• **Goal**: Begin with the first line below and retype each line exactly through the line containing "(0,0) rectangle (615,811);". Any pictures are to be left out.

• **Given material**:
>>>

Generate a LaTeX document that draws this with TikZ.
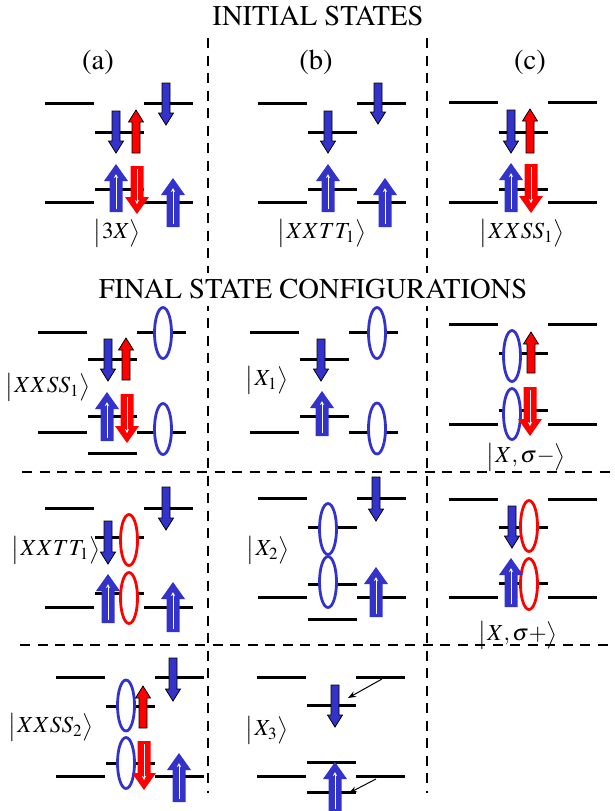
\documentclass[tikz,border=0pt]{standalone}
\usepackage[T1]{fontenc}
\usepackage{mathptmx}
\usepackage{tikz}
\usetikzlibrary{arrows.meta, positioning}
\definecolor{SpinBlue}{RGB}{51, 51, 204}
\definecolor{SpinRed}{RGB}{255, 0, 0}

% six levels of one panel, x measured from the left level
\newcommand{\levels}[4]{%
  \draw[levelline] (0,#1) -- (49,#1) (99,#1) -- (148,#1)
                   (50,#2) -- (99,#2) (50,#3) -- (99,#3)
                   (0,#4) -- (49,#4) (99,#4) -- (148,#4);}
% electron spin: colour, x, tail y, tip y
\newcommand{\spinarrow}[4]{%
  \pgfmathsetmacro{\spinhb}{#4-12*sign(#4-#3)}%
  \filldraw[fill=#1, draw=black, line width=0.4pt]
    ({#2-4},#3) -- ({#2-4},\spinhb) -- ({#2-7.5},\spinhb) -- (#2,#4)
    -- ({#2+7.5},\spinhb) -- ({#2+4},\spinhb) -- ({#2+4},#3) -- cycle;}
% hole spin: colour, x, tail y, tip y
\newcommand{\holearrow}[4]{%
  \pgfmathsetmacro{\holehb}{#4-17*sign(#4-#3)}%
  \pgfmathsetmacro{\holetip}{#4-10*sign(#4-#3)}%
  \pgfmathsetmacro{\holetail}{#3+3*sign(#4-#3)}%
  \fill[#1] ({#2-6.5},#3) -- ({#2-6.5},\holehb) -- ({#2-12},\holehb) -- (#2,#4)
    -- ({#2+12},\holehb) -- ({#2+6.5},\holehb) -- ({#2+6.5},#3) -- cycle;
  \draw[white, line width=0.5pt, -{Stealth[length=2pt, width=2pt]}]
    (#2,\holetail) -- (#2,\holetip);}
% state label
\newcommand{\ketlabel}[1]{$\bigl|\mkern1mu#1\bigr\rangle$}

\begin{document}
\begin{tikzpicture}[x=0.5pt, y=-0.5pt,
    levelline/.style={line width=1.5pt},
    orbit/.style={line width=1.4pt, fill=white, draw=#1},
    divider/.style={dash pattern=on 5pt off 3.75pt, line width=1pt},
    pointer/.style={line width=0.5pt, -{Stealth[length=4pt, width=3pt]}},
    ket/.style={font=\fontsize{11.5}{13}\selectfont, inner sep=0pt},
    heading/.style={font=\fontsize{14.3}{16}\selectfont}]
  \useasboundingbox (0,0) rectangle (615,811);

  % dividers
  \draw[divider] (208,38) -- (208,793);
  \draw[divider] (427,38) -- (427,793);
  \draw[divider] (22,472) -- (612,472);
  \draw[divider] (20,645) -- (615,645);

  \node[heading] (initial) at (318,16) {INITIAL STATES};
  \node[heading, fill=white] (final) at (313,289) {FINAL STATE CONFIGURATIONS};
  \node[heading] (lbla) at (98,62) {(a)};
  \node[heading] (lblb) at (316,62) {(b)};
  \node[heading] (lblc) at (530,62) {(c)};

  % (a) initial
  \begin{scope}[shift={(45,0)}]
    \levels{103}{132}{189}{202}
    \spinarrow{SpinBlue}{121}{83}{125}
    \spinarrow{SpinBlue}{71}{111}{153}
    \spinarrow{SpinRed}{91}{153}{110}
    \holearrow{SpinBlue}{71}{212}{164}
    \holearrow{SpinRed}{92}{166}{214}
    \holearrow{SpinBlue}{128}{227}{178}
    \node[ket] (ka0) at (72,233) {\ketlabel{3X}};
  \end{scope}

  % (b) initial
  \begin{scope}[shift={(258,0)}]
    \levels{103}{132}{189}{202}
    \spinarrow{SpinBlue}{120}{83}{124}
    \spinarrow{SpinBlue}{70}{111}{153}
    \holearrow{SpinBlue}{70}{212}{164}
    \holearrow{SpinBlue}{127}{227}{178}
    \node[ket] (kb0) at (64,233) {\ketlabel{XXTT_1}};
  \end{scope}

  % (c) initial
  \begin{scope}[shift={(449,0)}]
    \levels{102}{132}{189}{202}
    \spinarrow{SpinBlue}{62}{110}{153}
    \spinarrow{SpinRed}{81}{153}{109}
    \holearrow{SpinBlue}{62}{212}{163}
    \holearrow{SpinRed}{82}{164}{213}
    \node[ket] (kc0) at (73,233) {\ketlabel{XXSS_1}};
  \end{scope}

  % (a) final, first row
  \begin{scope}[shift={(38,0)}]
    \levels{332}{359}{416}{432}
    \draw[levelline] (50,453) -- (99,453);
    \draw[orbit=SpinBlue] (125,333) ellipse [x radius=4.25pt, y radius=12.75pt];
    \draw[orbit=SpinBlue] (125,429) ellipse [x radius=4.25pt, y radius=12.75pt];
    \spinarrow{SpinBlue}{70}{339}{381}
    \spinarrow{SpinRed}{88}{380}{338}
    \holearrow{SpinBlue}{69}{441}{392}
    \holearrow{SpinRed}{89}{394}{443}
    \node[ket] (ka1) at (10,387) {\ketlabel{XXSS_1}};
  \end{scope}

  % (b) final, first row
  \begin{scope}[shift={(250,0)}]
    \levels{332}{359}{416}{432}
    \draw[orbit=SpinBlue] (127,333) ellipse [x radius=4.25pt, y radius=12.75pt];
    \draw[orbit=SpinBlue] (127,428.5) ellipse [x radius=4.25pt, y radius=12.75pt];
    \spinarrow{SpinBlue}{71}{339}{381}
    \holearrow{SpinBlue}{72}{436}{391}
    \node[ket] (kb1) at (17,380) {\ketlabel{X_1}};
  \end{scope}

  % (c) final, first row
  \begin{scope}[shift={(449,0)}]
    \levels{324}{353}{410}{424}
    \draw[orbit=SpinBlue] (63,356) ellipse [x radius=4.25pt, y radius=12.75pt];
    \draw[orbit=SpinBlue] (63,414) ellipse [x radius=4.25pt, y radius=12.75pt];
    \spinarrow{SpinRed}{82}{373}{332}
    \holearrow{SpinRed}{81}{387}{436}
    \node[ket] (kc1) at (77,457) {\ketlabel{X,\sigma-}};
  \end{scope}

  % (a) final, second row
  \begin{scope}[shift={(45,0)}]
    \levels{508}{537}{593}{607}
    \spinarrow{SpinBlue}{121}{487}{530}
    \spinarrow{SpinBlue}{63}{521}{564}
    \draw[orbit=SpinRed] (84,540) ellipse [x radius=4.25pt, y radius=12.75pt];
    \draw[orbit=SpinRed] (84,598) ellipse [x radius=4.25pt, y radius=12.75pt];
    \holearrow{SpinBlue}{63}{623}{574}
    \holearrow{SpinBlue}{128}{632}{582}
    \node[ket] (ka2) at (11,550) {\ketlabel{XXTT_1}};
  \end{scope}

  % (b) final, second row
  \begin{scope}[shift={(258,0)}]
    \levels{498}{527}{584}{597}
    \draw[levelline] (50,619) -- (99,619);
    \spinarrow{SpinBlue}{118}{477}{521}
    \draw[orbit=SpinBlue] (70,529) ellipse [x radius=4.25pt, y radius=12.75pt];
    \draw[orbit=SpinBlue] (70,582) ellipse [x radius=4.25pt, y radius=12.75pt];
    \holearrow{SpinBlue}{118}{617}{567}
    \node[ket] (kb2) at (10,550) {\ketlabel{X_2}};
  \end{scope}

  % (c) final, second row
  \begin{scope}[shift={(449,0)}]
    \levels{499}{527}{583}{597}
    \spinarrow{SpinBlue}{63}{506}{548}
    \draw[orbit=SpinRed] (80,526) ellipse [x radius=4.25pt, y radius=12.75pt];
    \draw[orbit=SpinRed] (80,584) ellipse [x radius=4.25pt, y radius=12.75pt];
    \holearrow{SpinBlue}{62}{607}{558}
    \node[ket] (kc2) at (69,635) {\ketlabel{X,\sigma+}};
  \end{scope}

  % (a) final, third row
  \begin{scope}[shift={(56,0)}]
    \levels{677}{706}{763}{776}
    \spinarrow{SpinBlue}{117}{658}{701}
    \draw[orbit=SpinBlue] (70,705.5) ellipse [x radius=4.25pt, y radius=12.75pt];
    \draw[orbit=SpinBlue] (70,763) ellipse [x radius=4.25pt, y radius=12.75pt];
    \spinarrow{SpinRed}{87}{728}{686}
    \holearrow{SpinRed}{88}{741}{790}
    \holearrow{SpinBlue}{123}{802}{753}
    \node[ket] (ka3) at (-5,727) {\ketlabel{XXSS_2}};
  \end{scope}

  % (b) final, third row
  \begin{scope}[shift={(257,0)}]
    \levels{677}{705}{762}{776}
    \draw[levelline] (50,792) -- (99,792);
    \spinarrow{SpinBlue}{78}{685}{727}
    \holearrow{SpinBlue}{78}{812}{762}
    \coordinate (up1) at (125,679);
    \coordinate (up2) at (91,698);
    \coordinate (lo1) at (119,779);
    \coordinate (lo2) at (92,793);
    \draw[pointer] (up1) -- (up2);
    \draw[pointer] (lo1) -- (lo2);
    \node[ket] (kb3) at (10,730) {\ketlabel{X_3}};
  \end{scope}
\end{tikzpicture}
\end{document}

<<<

• **Final answer**:
Generate a LaTeX document that draws this with TikZ.
\documentclass[tikz,border=0pt]{standalone}
\usepackage[T1]{fontenc}
\usepackage{mathptmx}
\usepackage{tikz}
\usetikzlibrary{arrows.meta, positioning}
\definecolor{SpinBlue}{RGB}{51, 51, 204}
\definecolor{SpinRed}{RGB}{255, 0, 0}

% six levels of one panel, x measured from the left level
\newcommand{\levels}[4]{%
  \draw[levelline] (0,#1) -- (49,#1) (99,#1) -- (148,#1)
                   (50,#2) -- (99,#2) (50,#3) -- (99,#3)
                   (0,#4) -- (49,#4) (99,#4) -- (148,#4);}
% electron spin: colour, x, tail y, tip y
\newcommand{\spinarrow}[4]{%
  \pgfmathsetmacro{\spinhb}{#4-12*sign(#4-#3)}%
  \filldraw[fill=#1, draw=black, line width=0.4pt]
    ({#2-4},#3) -- ({#2-4},\spinhb) -- ({#2-7.5},\spinhb) -- (#2,#4)
    -- ({#2+7.5},\spinhb) -- ({#2+4},\spinhb) -- ({#2+4},#3) -- cycle;}
% hole spin: colour, x, tail y, tip y
\newcommand{\holearrow}[4]{%
  \pgfmathsetmacro{\holehb}{#4-17*sign(#4-#3)}%
  \pgfmathsetmacro{\holetip}{#4-10*sign(#4-#3)}%
  \pgfmathsetmacro{\holetail}{#3+3*sign(#4-#3)}%
  \fill[#1] ({#2-6.5},#3) -- ({#2-6.5},\holehb) -- ({#2-12},\holehb) -- (#2,#4)
    -- ({#2+12},\holehb) -- ({#2+6.5},\holehb) -- ({#2+6.5},#3) -- cycle;
  \draw[white, line width=0.5pt, -{Stealth[length=2pt, width=2pt]}]
    (#2,\holetail) -- (#2,\holetip);}
% state label
\newcommand{\ketlabel}[1]{$\bigl|\mkern1mu#1\bigr\rangle$}

\begin{document}
\begin{tikzpicture}[x=0.5pt, y=-0.5pt,
    levelline/.style={line width=1.5pt},
    orbit/.style={line width=1.4pt, fill=white, draw=#1},
    divider/.style={dash pattern=on 5pt off 3.75pt, line width=1pt},
    pointer/.style={line width=0.5pt, -{Stealth[length=4pt, width=3pt]}},
    ket/.style={font=\fontsize{11.5}{13}\selectfont, inner sep=0pt},
    heading/.style={font=\fontsize{14.3}{16}\selectfont}]
  \useasboundingbox (0,0) rectangle (615,811);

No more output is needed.